Who Already Opted Out, And What The Rest Of Us Can Do Now

Fryer added the reminder that two states already live in a different reality: Hawaii and most of Arizona keep year-round standard time, so they don’t have to switch this weekend.

For everyone else, the immediate question isn’t “how do we fix this forever,” it’s “how do I survive the next few days without feeling like a zombie.”

Fryer shared a couple of practical ideas that weren’t framed as magic tricks, just common-sense ways to help your body catch up. He said getting sunlight as soon as you wake up can help reset your internal clock, and avoiding bright light in the evening can make it easier to fall asleep earlier.
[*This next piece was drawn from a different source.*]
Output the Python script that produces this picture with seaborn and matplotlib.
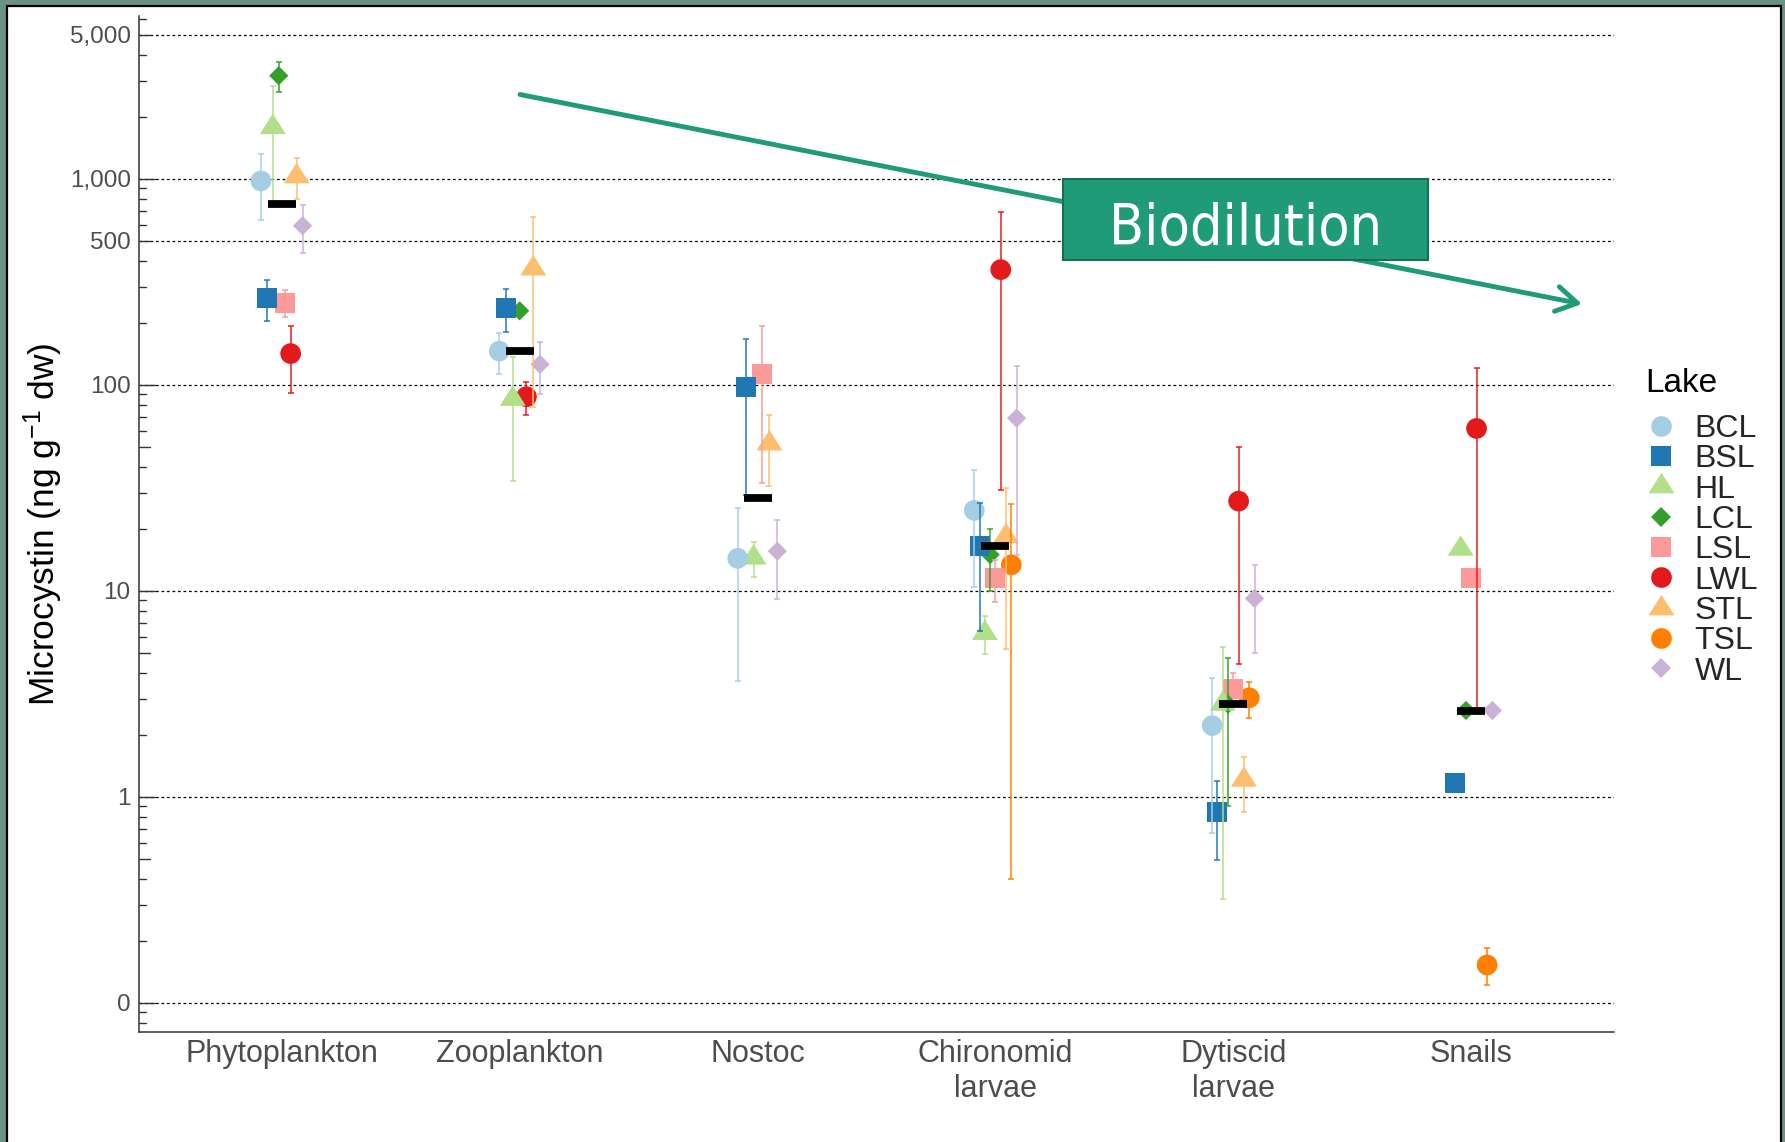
import numpy as np
import pandas as pd
import matplotlib
matplotlib.use("Agg")
import matplotlib.pyplot as plt
import matplotlib.transforms as mtransforms
from matplotlib.path import Path
from matplotlib.lines import Line2D
from matplotlib.patches import Rectangle
from matplotlib.ticker import NullLocator
from matplotlib import font_manager
import seaborn as sns

nan = np.nan

# ---------------- data ----------------
categories = ["Phytoplankton", "Zooplankton", "Nostoc", "Chironomid\nlarvae", "Dytiscid\nlarvae", "Snails"]
lakes = ["BCL", "BSL", "HL", "LCL", "LSL", "LWL", "STL", "TSL", "WL"]

phyto_lakes = ["BCL", "BSL", "HL", "LCL", "LSL", "LWL", "STL", "WL"]
phyto_mean = [978, 265, 1782, 3170, 251, 142, 1028, 593]
phyto_se = [346, 60, 1048, 540, 38, 51, 232, 155]

zoo_lakes = ["BCL", "BSL", "HL", "LCL", "LWL", "STL", "WL"]
zoo_mean = [146, 237, 85.5, 229, 87.7, 367, 126]
zoo_se = [33, 56, 51.5, nan, 16.1, 289, 35.3]

nostoc_lakes = ["BCL", "BSL", "HL", "LSL", "STL", "WL"]
nostoc_mean = [14.4, 98, 14.5, 113, 51.9, 15.6]
nostoc_se = [10.75, 68.7, 2.8, 79.6, 19.6, 6.45]

chiro_lakes = ["BCL", "BSL", "HL", "LCL", "LSL", "LWL", "STL", "TSL", "WL"]
chiro_mean = [24.6, 16.6, 6.24, 15.0, 11.5, 363, 18.4, 13.4, 69.0]
chiro_se = [14.1, 10.2, 1.32, 5.0, 2.65, 332, 13.2, 13.0, 54]

dyt_lakes = ["BCL", "BSL", "HL", "LCL", "LSL", "LWL", "STL", "TSL", "WL"]
dyt_mean = [2.22, 0.849, 2.83, 2.82, 3.36, 27.3, 1.21, 3.03, 9.2]
dyt_se = [1.55, 0.352, 2.51, 1.92, 0.64, 22.9, 0.36, 0.6, 4.2]

snail_lakes = ["BCL", "BSL", "HL", "LCL", "LSL", "LWL", "STL", "TSL", "WL"]
snail_mean = [nan, 1.17, 16.0, 2.63, 11.5, 61.5, nan, 0.153, 2.63]
snail_se = [nan, nan, nan, nan, nan, 58.8, nan, 0.031, nan]

group_median = [760, 146, 28.4, 16.6, 2.83, 2.6]

y_ticks = [0.1, 1, 10, 100, 500, 1000, 5000]
y_tick_labels = ["0", "1", "10", "100", "500", "1,000", "5,000"]

# ---------------- style ----------------
sns.set_theme(style="white")
plt.rcParams["font.family"] = ["Liberation Sans", "DejaVu Sans"]
plt.rcParams["mathtext.fontset"] = "custom"
plt.rcParams["mathtext.rm"] = "Liberation Sans"
plt.rcParams["mathtext.it"] = "Liberation Sans:italic"
plt.rcParams["mathtext.bf"] = "Liberation Sans:bold"

palette = dict(zip(lakes, sns.color_palette("Paired", 9)))
tri = Path([(0, 1), (-0.95, -0.5), (0.95, -0.5), (0, 1)],
           [Path.MOVETO, Path.LINETO, Path.LINETO, Path.CLOSEPOLY])
markers = {"BCL": "o", "BSL": "s", "HL": tri, "LCL": "D", "LSL": "s",
           "LWL": "o", "STL": tri, "TSL": "o", "WL": "D"}
msize = {"o": 14.9, "s": 14.4, "D": 9.8}
marker_ms = {l: (19.7 if markers[l] is tri else msize[markers[l]]) for l in lakes}
sizes = {l: marker_ms[l] ** 2 for l in lakes}

# ---------------- long table with dodge ----------------
blocks = [(phyto_lakes, phyto_mean, phyto_se), (zoo_lakes, zoo_mean, zoo_se),
          (nostoc_lakes, nostoc_mean, nostoc_se), (chiro_lakes, chiro_mean, chiro_se),
          (dyt_lakes, dyt_mean, dyt_se), (snail_lakes, snail_mean, snail_se)]
dodge = 0.2
rows = []
for ci, (lk, mn, se) in enumerate(blocks):
    n = len(lk)
    for j, (l, m, s) in enumerate(zip(lk, mn, se)):
        rows.append(dict(cat=ci, Lake=l, mean=m, se=s,
                         x=ci + (j - (n - 1) / 2) * dodge / n))
df = pd.DataFrame(rows)

# ---------------- figure ----------------
W, H = 1785, 1142
fig = plt.figure(figsize=(W / 100, H / 100), dpi=100)
fig.patch.set_facecolor("#6A9184")
fig.add_artist(Rectangle((7 / W, -0.02), (1781 - 7) / W, (H - 6) / H + 0.02,
                         transform=fig.transFigure, facecolor="white",
                         edgecolor="black", linewidth=1.6, zorder=-5))

ax = fig.add_axes([139 / W, 1 - 1032 / H, 1475 / W, 1016 / H])
ax.set_facecolor("none")
ax.set_yscale("log")

pts = df.dropna(subset=["mean"]).iloc[::-1]
sns.scatterplot(data=pts, x="x", y="mean", hue="Lake", style="Lake", size="Lake",
                hue_order=lakes, style_order=lakes, size_order=lakes,
                palette=palette, markers=markers, sizes=sizes,
                linewidth=0, edgecolor="none", alpha=1, legend=False,
                ax=ax, zorder=3)

eb = df.dropna(subset=["se"])
for _, r in eb.iterrows():
    ax.errorbar(r["x"], r["mean"], yerr=r["se"], fmt="none",
                ecolor=palette[r["Lake"]], elinewidth=1.35, capsize=2.5,
                capthick=1.35, alpha=0.8, zorder=4)

cat_pos = np.arange(len(categories))
ax.hlines(group_median, cat_pos - 0.059, cat_pos + 0.059, colors="black",
          linewidth=5.6, zorder=6)

ax.set_xlim(-0.6, 5.6)
ax.set_ylim(0.0723, 6180)
ax.set_xticks(cat_pos, categories)
ax.set_yticks(y_ticks, y_tick_labels)
ax.yaxis.set_minor_locator(NullLocator())
ax.set_xlabel("")
ax.set_ylabel("Microcystin (ng g$^{-1}$ dw)", fontsize=25.5, color="black")
ax.yaxis.set_label_coords(-0.050, 0.5)

ax.tick_params(axis="both", which="major", direction="out", length=3, width=1,
               color="#333333", labelcolor="#4D4D4D")
ax.tick_params(axis="y", labelsize=17.5, pad=3)
ax.tick_params(axis="x", labelsize=22, pad=2)

ax.grid(axis="y", which="major", color="black", linestyle=(0, (2.2, 2.2)), linewidth=0.9)
ax.grid(axis="x", visible=False)
ax.set_axisbelow(True)

sns.despine(ax=ax)
for s in ["left", "bottom"]:
    ax.spines[s].set_color("#333333")
    ax.spines[s].set_linewidth(1.1)

# inward log ticks (long at decades, medium at 5s, short otherwise)
blend = mtransforms.blended_transform_factory(ax.transAxes, ax.transData)
lo, hi = ax.get_ylim()
for d in range(-2, 5):
    for m in range(1, 10):
        v = m * 10.0 ** d
        if lo <= v <= hi:
            L = 15.5 if m == 1 else (10.5 if m == 5 else 6.5)
            ax.plot([0, L / 1475], [v, v], transform=blend, color="#333333",
                    linewidth=1.0, clip_on=False, zorder=2)

# ---------------- legend ----------------
handles = [Line2D([], [], linestyle="none", marker=markers[l], color=palette[l],
                  markersize=marker_ms[l], markeredgewidth=0) for l in lakes]
fig.legend(handles, lakes, loc="upper left", bbox_to_anchor=(1645 / W, 1 - 414 / H),
           frameon=False, fontsize=23, handlelength=1.0, handletextpad=0.55,
           labelspacing=0.01, borderpad=0, borderaxespad=0, handleheight=0.7)
fig.text(1645 / W, 1 - 391.5 / H, "Lake", fontsize=24, ha="left", va="baseline", color="black")

# ---------------- biodilution annotation ----------------
teal = "#1F9B78"
ax.annotate("", xy=(1582, H - 304), xytext=(520, H - 94.5),
            xycoords="figure pixels", textcoords="figure pixels",
            arrowprops=dict(arrowstyle="->,head_length=0.75,head_width=0.45",
                            lw=3.5, color=teal, shrinkA=0, shrinkB=0,
                            mutation_scale=20),
            annotation_clip=False, zorder=5)

fig.add_artist(Rectangle((1063 / W, (H - 260) / H), 365 / W, 81 / H,
                         transform=fig.transFigure, facecolor=teal,
                         edgecolor="#156F55", linewidth=1.5, zorder=10))
names = {f.name for f in font_manager.fontManager.ttflist}
if "Liberation Sans Narrow" in names:
    bio_kw = dict(family="Liberation Sans Narrow", fontsize=46)
else:
    bio_kw = dict(family="DejaVu Sans", stretch="condensed", fontsize=41)
fig.text(1245.5 / W, (H - 245) / H, "Biodilution", ha="center", va="baseline",
         color="white", zorder=11, **bio_kw)

fig.savefig("out.png", dpi=100, facecolor=fig.get_facecolor())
He also warned people not to expect an instant adjustment, saying it can take about three to five days – sometimes up to a week – for many people to feel normal again, which explains why the Monday after the switch often feels like it’s been designed to test human patience.

And because this is television, Fryer also nodded to the “tools” people use to fight the snooze button, like the Alarmy app that makes you solve math problems before you can turn the alarm off – something Fryer joked would leave his alarm ringing forever.

Why The Debate Never Really Ends

Why The Debate Never Really Ends
Image Credit: TODAY

A lot of Daylight Saving Time coverage turns into a yearly comedy bit, and the TODAY panel leaned into that a little, with Craig Melvin calling it “terrible,” Laura Jarrett piling on, and Carson Daly pointing out that farmers follow the sun, not the clock, meaning the “real time” of feeding animals doesn’t change just because the clock does.

But Fryer kept returning to the real reason this keeps coming back: there are competing values that don’t fit neatly together. People want more daylight after work, but they also want safer mornings and stable sleep, and lawmakers keep struggling to pick an option that won’t trigger backlash.

That’s why it still feels like the country is stuck in the same loop – spring forward, complain, adjust, forget, then do it again in the fall.

Fryer even joked on-air that he’ll be back twice a year doing the same story, which landed because it feels true. The pressure to end the clock shift is clearly growing, the arguments are well-known, and yet the switch keeps arriving anyway – right on schedule, whether anyone likes it or not.